Il dramma di Alidad Shiri, giunto a Steccato di Cutro per cercare il cugino diciassettenne
Il giornalista afghano, laureatosi a Trento, risiede da anni a Bolzano. Ieri, venerdì 3 marzo, è arrivato in Calabria per cercare il giovane parente che risulta disperso: «Al momento Atiqullah non è tra i deceduti, ma nemmeno tra i salvati. Le dichiarazioni di troppe autorità italiane mi addolorano»
LA TRAGEDIA Naufragio, trovato a riva il corpo di un bimbo
LE VITTIME Camera ardente a Crotone: l'omaggio del presidente Mattarella
TRENTO. Ha scoperto nel pomeriggio di giovedì 2 marzo che suo cugino, un ragazzo di diciassette anni, era a bordo del barcone che nella notte tra sabato 25 e domenica 26 febbraio è naufragato di fronte alla spiaggia di Steccato di Cutro, sulla Costa ionica. Ieri, venerdì 3 marzo, Alidad Shiri ha viaggiato per tutto il giorno, in treno e in auto, per partire da Bolzano e raggiungere la Calabria. Per capire, parlare con le autorità, sperare.
Una speranza irrazionale, ma viva, come spiega lo stesso Alidad. giornalista che dopo aver dovuto lasciare l'Afghanistan a 10 anni, è arrivato in Italia, in Trentino, si è laureato in Filosofia all'università del capoluogo e ora lavora come corrispondente dell'Adnkronos da Bolzano. Era bambino quando aveva dovuto lasciare la sua città natale, Ghazni, dove pochi mesi prima il padre era stato ucciso. Poco dopo aveva perso anche sua madre, sua nonna e la sorellina in un bombardamento.
«Il nome di mio cugino, Atiqullah Khalili, non risulta al momento né tra quelli delle persone salvate né tra quelli dei migranti recuperati senza vita. È disperso, al momento». Alidad è partito dal capoluogo altoatesino raggiungendo Roma in treno, per poi unirsi ad altri connazionali e amici e proseguire in auto verso la Calabria, dove è arrivato verso mezzanotte.

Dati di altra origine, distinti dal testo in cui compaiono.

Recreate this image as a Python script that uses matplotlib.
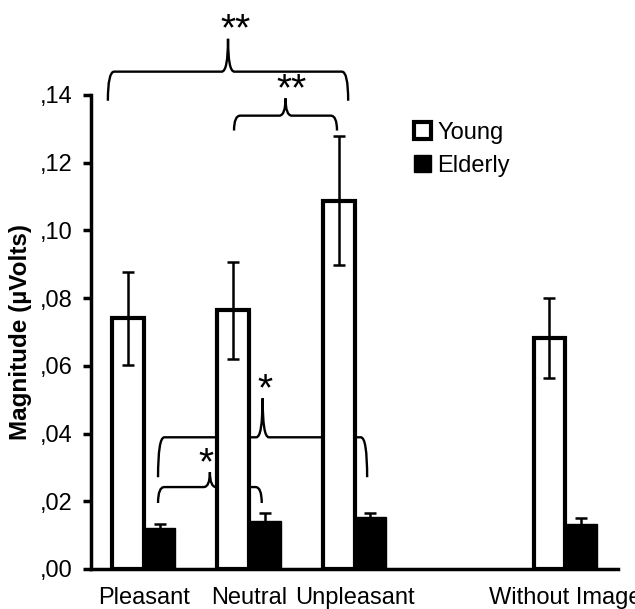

«Ad avvisarmi è stata mia cugina, la sorella di Atiqullah, che vive in Iran. Dopo che sono arrivate le notizie del naufragio, mi ha contattato per dirmi che anche lui era partito. Dalla Turchia, dove era arrivato dopo aver lasciato l'Afghanistan. Io non sapevo che fosse partito, mia cugina mi ha detto solo che aveva impegnato tutti i suoi risparmi per riuscirci e che quando aveva lasciato la Turchia in mare l'aveva chiamata, pieno di gioia. Ora arriverò a Cutro e cercherà di capire, ma anche di dare una mano. Ci sono tanti miei connazionali che hanno bisogno di assistenza, anche solo di incoraggiamento, sostegno, di traduttori per gestire questo momento devastante».
Dolore e rabbia convivono, in Alidad: «Mi hanno davvero addolorato le dichiarazioni di troppe autorità italiane in questi giorni. Mi ha meravigliato scoprire come davvero chi ricopre determinate cariche e rivesta pesanti responsabilità non comprenda la disperazione di chi vede più prospettive per la propria vita in mare, in una barca».
«Come si fa a non capire quale sia la disperazione di chi fugge da miseria, minacce, dal pericolo costante di venire ucciso e affida le proprie sorti e tutto ciò che ha, i propri soldi e la propria vita, a sconosciuti preparandosi a lunghi e pericolosi viaggi. Semplicemente perché il rischio e i pericoli rappresentano comunque un qualcosa in più del terrore e del nulla che devono lasciarsi alle spalle? Ecco, non credo sia difficile da comprendere, eppure in troppi ancora non capiscono».